For the uninformed, Hogmanay is basically New Year’s Eve, but, like haggis and hating the English, it has a distinctive Scottish flavour.  You see, for most of Scotland’s history, Christmas was no big deal.  Back in the day, the powers that be in Scotland’s Protestant Church weren’t all that keen on the heathen bits of Christmas (stuff like trees, presents, and mistletoe.) So, rather than muck about, they simply banned it, and for several hundred years, there was no Christmas north of Hadrian’s Wall.  In fact, Christmas, as the rest of the world knows it, only became a holiday in Scotland in 1958!  Instead, the Scots celebrated Hogmanay on December 31st.  The great irony is, of course, Hogmanay is about as pagan as you can get without a human sacrifice.  So much for the wisdom of the Church of Scotland!

As with most modern festivals, though, good luck trying to figure out where Hogmanay came from!  Its origins are a tangled mess of several cultural influences.  First, there is the Gaelic celebration of Yule and the even older winter festival, Samhain.  (Or maybe it’s the other way round?  I can never keep those two straight.)  Either way, these were high holidays on the Celtic calendar for a millennium before Christianity came to Caledonia.  Meanwhile, sometime in the 8th century, marauding Vikings started showing up, battle axe in hand, to add a little rape and pillage to the Scottish shore.  Some of these Norsemen liked the look of the place and took up residence and, no strangers to wild parties, added their traditions to the mix, including a Winter Solstice celebration.  So, by the time Robbie Burns wrote “Auld Lang Syne” (the quintessential New Year’s song) in 1788, Hogmanay was already Scotland’s quintessential winter festival — and had been for 1,000 years.

In contemporary times, Hogmanay is still celebrated as an optimistic look into the future.  Most Scots clear out the clutter of the old year, including getting rid of unused items, old clothes and even breaking off bad relationships and settling debts.  The point is to welcome the new year with a clean slate.  The most vigorously observed custom, though, is “first-footing.”  This is the first person to come through your door in the new year.  Folklore dictates that it should be a tall, dark man.  (In Scotland, short blonde woman, stay home!  I’m not kidding!) And he should bring bread, salt or coal as a gift to the household.  This ensures prosperity and good fortune in the coming year.

Of course, if it’s Scottish, it includes alcohol.

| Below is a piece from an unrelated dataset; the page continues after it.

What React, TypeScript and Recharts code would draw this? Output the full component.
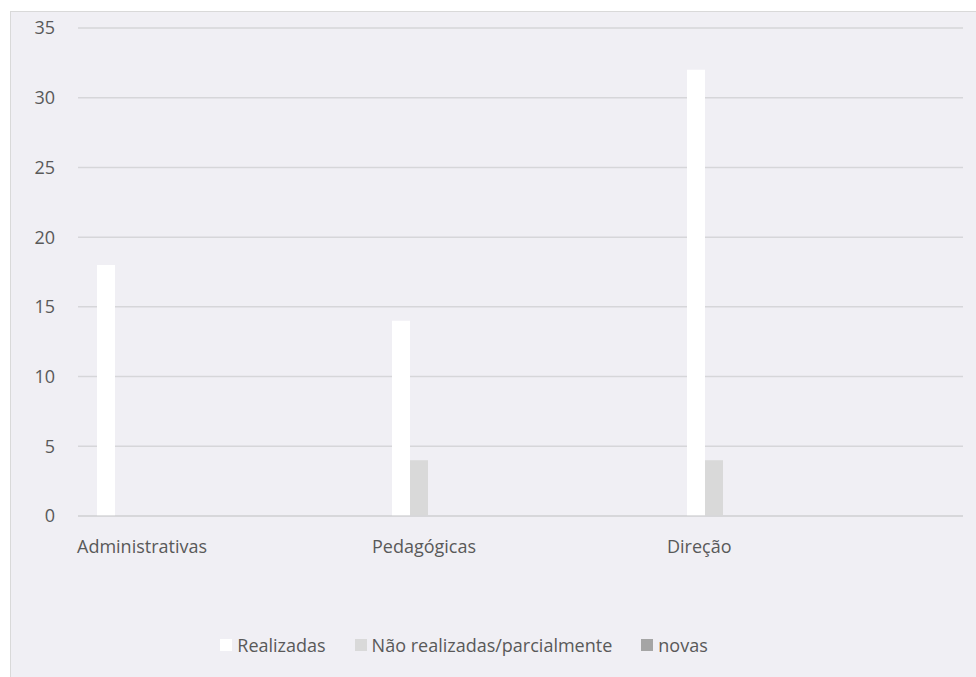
import { Bar, BarChart, CartesianGrid, Legend, XAxis, YAxis } from 'recharts'

const categories = ['Administrativas', 'Pedagógicas', 'Direção']
const realizadas = [18, 14, 32]
const naoRealizadas = [0, 4, 4]
const novas = [0, 0, 0]
const yTicks = [0, 5, 10, 15, 20, 25, 30, 35]

// Excel leaves room for more series in each group, so the three real bars sit at the left
const spacerKeys = Array.from({ length: 11 }, (_, i) => `spacer${i}`)

const series = [
  { key: 'realizadas', name: 'Realizadas', color: '#ffffff' },
  { key: 'naoRealizadas', name: 'Não realizadas/parcialmente', color: '#d9d9d9' },
  { key: 'novas', name: 'novas', color: '#a5a5a5' },
]

const data = categories.map((name, i) => ({
  name,
  realizadas: realizadas[i],
  naoRealizadas: naoRealizadas[i],
  novas: novas[i],
}))

const textColor = '#595959'
const font = '"Open Sans", sans-serif'

const CategoryTick = (props: any) => {
  const { x, y, payload } = props
  const half = payload?.offset ?? 147.5
  return (
    <text x={x - half - 1} y={y + 29} textAnchor="start" fill={textColor} fontSize={18} fontFamily={font}>
      {payload.value}
    </text>
  )
}

const LegendContent = () => (
  <div
    style={{
      display: 'flex',
      justifyContent: 'center',
      gap: 29,
      paddingRight: 46,
      fontFamily: font,
      fontSize: 18,
      lineHeight: '24px',
      color: textColor,
    }}
  >
    {series.map((s) => (
      <div key={s.key} style={{ display: 'flex', alignItems: 'center' }}>
        <span style={{ width: 12, height: 12, background: s.color, marginRight: 5, display: 'inline-block' }} />
        <span>{s.name}</span>
      </div>
    ))}
  </div>
)

export default function App() {
  return (
    <div
      style={{
        position: 'absolute',
        left: 10,
        top: 11,
        width: 965,
        height: 665,
        borderLeft: '1px solid #d9d9d9',
        borderTop: '1px solid #d9d9d9',
        background: '#f0eff4',
      }}
    >
      <BarChart
        width={965}
        height={665}
        data={data}
        margin={{ top: 16, right: 13, bottom: 107, left: 0 }}
        barCategoryGap={19}
        barGap={0}
      >
        <CartesianGrid vertical={false} stroke="#d6d6d9" strokeWidth={1.5} />
        <XAxis
          dataKey="name"
          axisLine={{ stroke: '#d6d6d9', strokeWidth: 1.5 }}
          tickLine={false}
          interval={0}
          tick={<CategoryTick />}
        />
        <YAxis
          width={67}
          domain={[0, 35]}
          ticks={yTicks}
          axisLine={false}
          tickLine={false}
          tickMargin={17}
          tick={{ fill: textColor, fontSize: 18, fontFamily: font }}
        />
        {series.map((s) => (
          <Bar key={s.key} dataKey={s.key} name={s.name} fill={s.color} isAnimationActive={false} />
        ))}
        {spacerKeys.map((k) => (
          <Bar key={k} dataKey={k} legendType="none" isAnimationActive={false} />
        ))}
        <Legend content={<LegendContent />} verticalAlign="bottom" wrapperStyle={{ top: 621 }} />
      </BarChart>
    </div>
  )
}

Toasting in the New Year is done so enthusiastically — from Gretna Green to the Isle of Skye — that  not only is January 1st a national holiday, but January 2nd, as well.  (Pragmatic people, the Scots!)

So (as the man said) we can raise a cup of kindness to last year, but let’s reserve the next two for the year to come.

Happy New Year, everybody! (wherever you are in the world)

5 thoughts on “Hogmanay: Let’s Get Scottish

  1. May all good things arrive in abundance for you in the coming Year.
    Hogmanay sounds like a grand thing, and sensible too, cleaning out all the stuff no longer needed to make room for what is.